When mysterious spacecrafts touch down across the globe, an elite team – led by expert linguistic translator Louise Banks (Amy Adams) – is brought together to investigate. As mankind teeters on the verge of global war, Banks and the team race against time for answers – and to find them, she will take a chance that could threaten her life and quite possibly all of humanity. Nominated for 8 Oscars, this was considered one of the best films of 2016.

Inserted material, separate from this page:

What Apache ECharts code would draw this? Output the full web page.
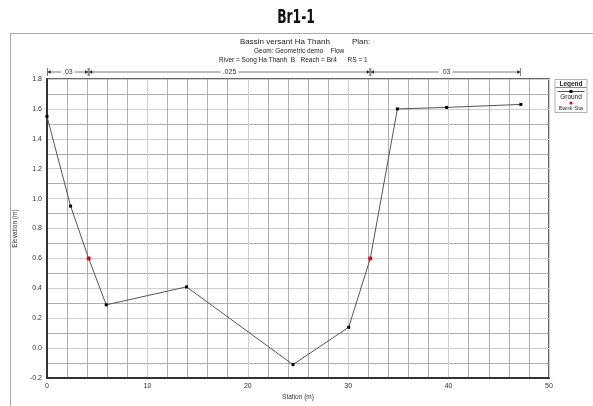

2016, 2160p, HDR10, 1 hour 54 minutes
DTS-MA 7.1, Rated PG-13, 2.35:1 Aspect Ratio
Starring: Amy Adams, Jeremy Renner and Forest Whitaker
Directed By: Denis Villenueve
This is one of those rare films that you have to experience twice. At least, for me, it was. The first time is just to take in the narrated story that is presented and the second time to help piece together the original story that had some pretty deep, profound insights on how we view time and deal with the unknown. Basically, one day, several alien spacecraft appear around the world. We are unable to communicate with them and visa-versa. Why are they here and what do they want? While our heroine, the linguistics expert, tries to find a common language, the world’s governments are preparing for a showdown. I liked the realistic military personnel (who also have the same fears as the civilian population) and the strategies they employ, including Whitaker as the Col. who is faced with a “plan B” if communication is not established quickly. It’s the not knowing their true intent that slowly builds up the tension of this film and has you on the edge of your seat during the climax. Without spoiling too much, let’s just say that the story that unfolds doesn’t use a linear timeline…and that leads to an amazing ending.
This is not an Independence Day movie, as there are no lasers and rocket barrages. This is a thinking man’s science fiction flick that delivers the goods. Perhaps I’ll view this again for a third time this weekend. Recommended.
The film’s look is a bit of a puzzle. The artistic intent was to blow out the contrast, so whites are a bit too dazzling and darks are too murky. Even the color gamut is a bit muted from time to time. The film also can be a bit soft and hazy, almost dreamlike. In general, it is razor sharp in the foreground and close-ups, but the UHD version is not a stark upgrade from the full high definition version on Blu-ray. If anything, the UHD version is a bit darker looking. The sound is very good and the gutteral sounds of the “heptapods”, which are cross between tree trunks and 5 legged squids, reminded me of the sounds Humpback whales can make. All the special effects look great, too. Some great cinematography makes this film a cut above the usual space alien movies.
Beside a BD copy, you get: Xenolinguistics: Understanding Arrival, Acoustic Signatures: The Sound Design, Eternal Recurrence: The Score, Non-linear Thinking: The Editorial Process and Principles of Time, Memory and Language. These extras really help you understand what the movie is trying to convey and are worth your time to explore.